Usa, spesa pubblica e benzina
La differenza più grande tra repubblicani e democratici è che i primi sono per ridurre il peso dello Stato e dare slancio alle imprese contenendo le tasse ed eliminando lacci e lacciuoli; i secondi invece credono nella “mano pubblica” e nel fondamentale stimolo all’economia da parte dello Stato. Il contrasto, che va avanti da decenni, è tutto qui: più o meno tasse, più o meno debito, più o meno intervento dello Stato. Ci sono però delle eccezioni.
Come segnala Goldman Sachs la spesa pubblica degli Stati Uniti rischia di spingere il disavanzo federale verso “un territorio inesplorato”, rialzando i tassi d’interesse e il debito pubblico. Secondo la banca d’affari americana l’amministrazione Trump e i repubblicani corrono un rischio: potrebbero non essere in grado di contare a lungo sulla spinta economica della riforma fiscale. In una nota ai propri clienti Goldman Sachs commenta l’ambizioso piano infrastrutturale della Casa Bianca e il disavanzo pubblico dell’amministrazione Trump, stimando che il deficit federale raggiungerà il 5,2% del Pil Usa entro il 2019 e continuerà gradualmente a salire. “Prevediamo un aumento dei tassi di interesse e un aumento del livello del debito e dunque un significativo aumento degli interessi passivi”, aggiunge Goldman. “In base alle attuali proiezioni, le spese per interessi federali saliranno al 2,3% del Pil entro il 2021” e potrebbero raggiungere il 3,5% entro il 2027.
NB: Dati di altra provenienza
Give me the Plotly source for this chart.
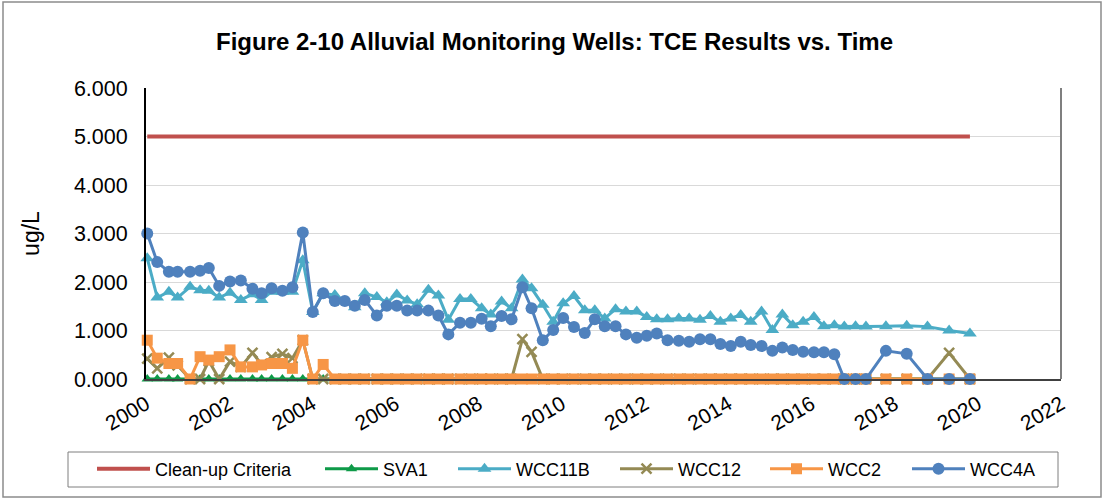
import plotly.graph_objects as go

# ---------------- data ----------------
dates = [2000.03, 2000.27, 2000.55, 2000.76, 2001.06, 2001.30, 2001.51, 2001.76,
         2002.02, 2002.28, 2002.56, 2002.78, 2003.02, 2003.28, 2003.52, 2003.77,
         2004.01, 2004.26, 2004.54, 2004.78, 2005.02, 2005.26, 2005.55, 2005.79,
         2006.03, 2006.28, 2006.52, 2006.79, 2007.03, 2007.27, 2007.55, 2007.81,
         2008.07, 2008.29, 2008.55, 2008.79, 2009.05, 2009.27, 2009.54, 2009.79,
         2010.03, 2010.29, 2010.55, 2010.79, 2011.03, 2011.29, 2011.54, 2011.80,
         2012.04, 2012.28, 2012.54, 2012.81, 2013.06, 2013.32, 2013.57, 2013.81,
         2014.06, 2014.30, 2014.54, 2014.80, 2015.06, 2015.30, 2015.55, 2015.80,
         2016.06, 2016.30, 2016.55, 2016.79, 2017.06, 2017.31, 2017.79, 2018.29,
         2018.79, 2019.31, 2019.81]

wcc4a = [3.00, 2.41, 2.21, 2.21, 2.21, 2.23, 2.29, 1.92, 2.01, 2.03, 1.86, 1.77,
         1.87, 1.82, 1.89, 3.02, 1.38, 1.77,
         1.61, 1.61, 1.51, 1.63, 1.31, 1.51, 1.51, 1.41, 1.41, 1.41, 1.31, 0.92,
         1.16, 1.16, 1.24, 1.09, 1.30, 1.23,
         1.89, 1.46, 0.80, 1.01, 1.26, 1.07, 0.95, 1.23, 1.09, 1.09, 0.92, 0.85,
         0.89, 0.94, 0.80, 0.79,
         0.77, 0.82, 0.82, 0.72, 0.68, 0.77, 0.70, 0.68, 0.58, 0.65, 0.60, 0.56,
         0.55, 0.55, 0.51, 0.00,
         0.00, 0.00, 0.58, 0.52, 0.00, 0.00, 0.00]

wcc11b = [2.49, 1.68, 1.80, 1.68, 1.90, 1.83, 1.82, 1.68, 1.78, 1.63, 1.75, 1.63,
          1.80, 1.80, 1.80, 2.45, 1.38, 1.77,
          1.73, 1.60, 1.48, 1.77, 1.69, 1.58, 1.74, 1.62, 1.54, 1.84, 1.72, 1.22,
          1.65, 1.65, 1.46, 1.33, 1.60, 1.46,
          2.05, 1.87, 1.53, 1.18, 1.56, 1.71, 1.42, 1.42, 1.25, 1.44, 1.39, 1.39,
          1.28, 1.23, 1.23, 1.25,
          1.25, 1.22, 1.30, 1.18, 1.25, 1.32, 1.18, 1.39, 1.01, 1.33, 1.11, 1.18,
          1.28, 1.09, 1.11, 1.08,
          1.09, 1.08, 1.09, 1.10, 1.08, 1.00, 0.94]

wcc12 = [0.42, 0.22, 0.44, 0.28, 0.00, 0.00, 0.37, 0.00, 0.36, 0.25, 0.54, 0.30,
         0.45, 0.52, 0.43, 0.80, 0.00, 0.00,
         0.00, 0.00, 0.00, 0.00, 0.00, 0.00, 0.00, 0.00, 0.00, 0.00, 0.00, 0.00,
         0.00, 0.00, 0.00, 0.00, 0.00, 0.00,
         0.82, 0.56, 0.00, 0.00, 0.00, 0.00, 0.00, 0.00, 0.00, 0.00, 0.00, 0.00,
         0.00, 0.00, 0.00, 0.00,
         0.00, 0.00, 0.00, 0.00, 0.00, 0.00, 0.00, 0.00, 0.00, 0.00, 0.00, 0.00,
         0.00, 0.00, 0.00, 0.00,
         0.00, 0.00, 0.00, 0.00, 0.00, 0.54, 0.00]

wcc2 = [0.80, 0.43, 0.32, 0.32, 0.00, 0.46, 0.39, 0.46, 0.60, 0.25, 0.25, 0.29,
        0.32, 0.32, 0.22, 0.80, 0.00, 0.30,
        0.00, 0.00, 0.00, 0.00, 0.00, 0.00, 0.00, 0.00, 0.00, 0.00, 0.00, 0.00,
        0.00, 0.00, 0.00, 0.00, 0.00, 0.00,
        0.00, 0.00, 0.00, 0.00, 0.00, 0.00, 0.00, 0.00, 0.00, 0.00, 0.00, 0.00,
        0.00, 0.00, 0.00, 0.00,
        0.00, 0.00, 0.00, 0.00, 0.00, 0.00, 0.00, 0.00, 0.00, 0.00, 0.00, 0.00,
        0.00, 0.00, 0.00, 0.00,
        0.00, 0.00, 0.00, 0.00, 0.00, 0.00, 0.00]

sva1 = [0.00] * len(dates)

cleanup_dates = [2000.03, 2019.81]
cleanup_vals = [5.0, 5.0]

series_names = ["Clean-up Criteria", "SVA1", "WCC11B", "WCC12", "WCC2", "WCC4A"]
y_ticks = [0, 1, 2, 3, 4, 5, 6]
x_ticks = [2000, 2002, 2004, 2006, 2008, 2010, 2012, 2014, 2016, 2018, 2020, 2022]

# ---------------- layout geometry ----------------
W, H = 1109, 499
L, R, T, B = 146, 1061, 88, 379   # plot area in pixels


def px_x(p):
    return (p - L) / (R - L)


def px_y(p):
    return (B - p) / (B - T)


FONT = "Arial, 'Liberation Sans', sans-serif"

fig = go.Figure()

# legend symbol start pixels
leg_starts = [97, 325, 458, 620, 770, 912]
leg_y = 469

styles = [
    dict(mode="lines", line=dict(color="#C0504D", width=4)),
    dict(mode="lines+markers", line=dict(color="#0E9A48", width=3),
         marker=dict(symbol="triangle-up", size=10, color="#0E9A48")),
    dict(mode="lines+markers", line=dict(color="#4BACC6", width=3),
         marker=dict(symbol="triangle-up", size=12, color="#4BACC6")),
    dict(mode="lines+markers", line=dict(color="#948A54", width=3),
         marker=dict(symbol="x-thin-open", size=10,
                     line=dict(color="#948A54", width=2.5))),
    dict(mode="lines+markers", line=dict(color="#F79646", width=3),
         marker=dict(symbol="square", size=11, color="#F79646")),
    dict(mode="lines+markers", line=dict(color="#4F81BD", width=3),
         marker=dict(symbol="circle", size=12, color="#4F81BD")),
]

xs = [cleanup_dates, dates, dates, dates, dates, dates]
ys = [cleanup_vals, sva1, wcc11b, wcc12, wcc2, wcc4a]

legend_layouts = {}
for i, (name, x, y, st) in enumerate(zip(series_names, xs, ys, styles)):
    lname = "legend" if i == 0 else f"legend{i + 1}"
    fig.add_trace(go.Scatter(x=x, y=y, name=name, legend=lname,
                             cliponaxis=False, **st))
    legend_layouts[lname] = dict(
        x=px_x(leg_starts[i] - 5), y=px_y(leg_y),
        xanchor="left", yanchor="middle", orientation="h",
        font=dict(family=FONT, size=18, color="#000000"),
        bgcolor="rgba(0,0,0,0)", borderwidth=0, itemwidth=53,
    )

fig.update_layout(
    width=W, height=H,
    margin=dict(l=L, r=W - R, t=T, b=H - B, pad=0),
    paper_bgcolor="white", plot_bgcolor="white",
    font=dict(family=FONT, color="#000000"),
    title=dict(text="<b>Figure 2-10 Alluvial Monitoring Wells: TCE Results vs. Time</b>",
               x=0.5, xanchor="center", y=1 - 42 / H, yanchor="middle",
               font=dict(family=FONT, size=24, color="#000000")),
    showlegend=True,
    xaxis=dict(range=[2000, 2022], tickvals=x_ticks, tickangle=-30,
               tickfont=dict(family=FONT, size=21, color="#000000"),
               showgrid=False, zeroline=False, showline=True,
               linecolor="#404040", linewidth=2, ticks="", ticklabelstandoff=3),
    yaxis=dict(range=[0, 6], tickvals=y_ticks, tickformat=".3f",
               tickfont=dict(family=FONT, size=21.5, color="#000000"),
               showgrid=True, gridcolor="#D9D9D9", gridwidth=1,
               zeroline=False, showline=True, linecolor="#000000", linewidth=2,
               ticks="", ticklabelstandoff=12,
               title=dict(text="ug/L", standoff=28,
                          font=dict(family=FONT, size=23, color="#000000"))),
    shapes=[
        # outer chart border
        dict(type="rect", xref="paper", yref="paper",
             x0=px_x(3), x1=px_x(1101), y0=px_y(497), y1=px_y(2),
             line=dict(color="#8C8C8C", width=1.5), fillcolor="rgba(0,0,0,0)",
             layer="below"),
        # plot area right border
        dict(type="line", xref="paper", yref="paper", x0=1, x1=1, y0=0, y1=1,
             line=dict(color="#7F7F7F", width=2)),
        # legend box
        dict(type="rect", xref="paper", yref="paper",
             x0=px_x(68), x1=px_x(1058), y0=px_y(487), y1=px_y(452),
             line=dict(color="#7F7F7F", width=1), fillcolor="rgba(0,0,0,0)"),
    ],
    **legend_layouts,
)

fig.write_html("out.html",
               config={"displayModeBar": False},
               post_script="document.body.style.margin='0';document.body.style.padding='0';")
Alcuni giorni fa è circolata un’indiscrezione. Trump starebbe valutando l’ipotesi di aumentare di 25 cent a gallone (3,79 litri) l’accisa sulla benzina per finanziare il piano per le infrastrutture per strade, autostrade e ponti. Servirebbero circa 1500 miliardi di dollari, di cui solo 200 dovrebbero arrivare dalle casse federali. Durante un incontro con alcuni esponenti del Congresso il presidente avrebbe detto di non essere contrario alla proposta che, secondo alcune stime, porterebbe nelle casse federali 375 miliardi di dollari nei prossimi 10 anni. Una mossa simile, però, può essere molto pericolosa in chiave elettorale. Gli americani, infatti, sono molto sensibili al costo dei carburanti e potrebbero decidere di “vendicarsi” alle urne in caso di rincari. Come ha ricordato Politico l’ultimo presidente che aumentò l’accisa su Bill Clinton nel 1993 (18,24 cent in più al gallone), un anno prima della pesante sconfitta democratica alle elezioni di midterm. che portò repubblicani al controllo del Congresso.
La Casa Bianca non si sbilancia. Si limita a osservare che tutte le proposte che sono sul tavolo per finanziare le infrastrutture hanno dei pro e dei contro. Si tratta di fare delle scelte politiche e di correre dei rischi. I grupi anti tasse, però, sono già sulle barricate. Ed è difficile che Trump corra questo rischio prima di novembre.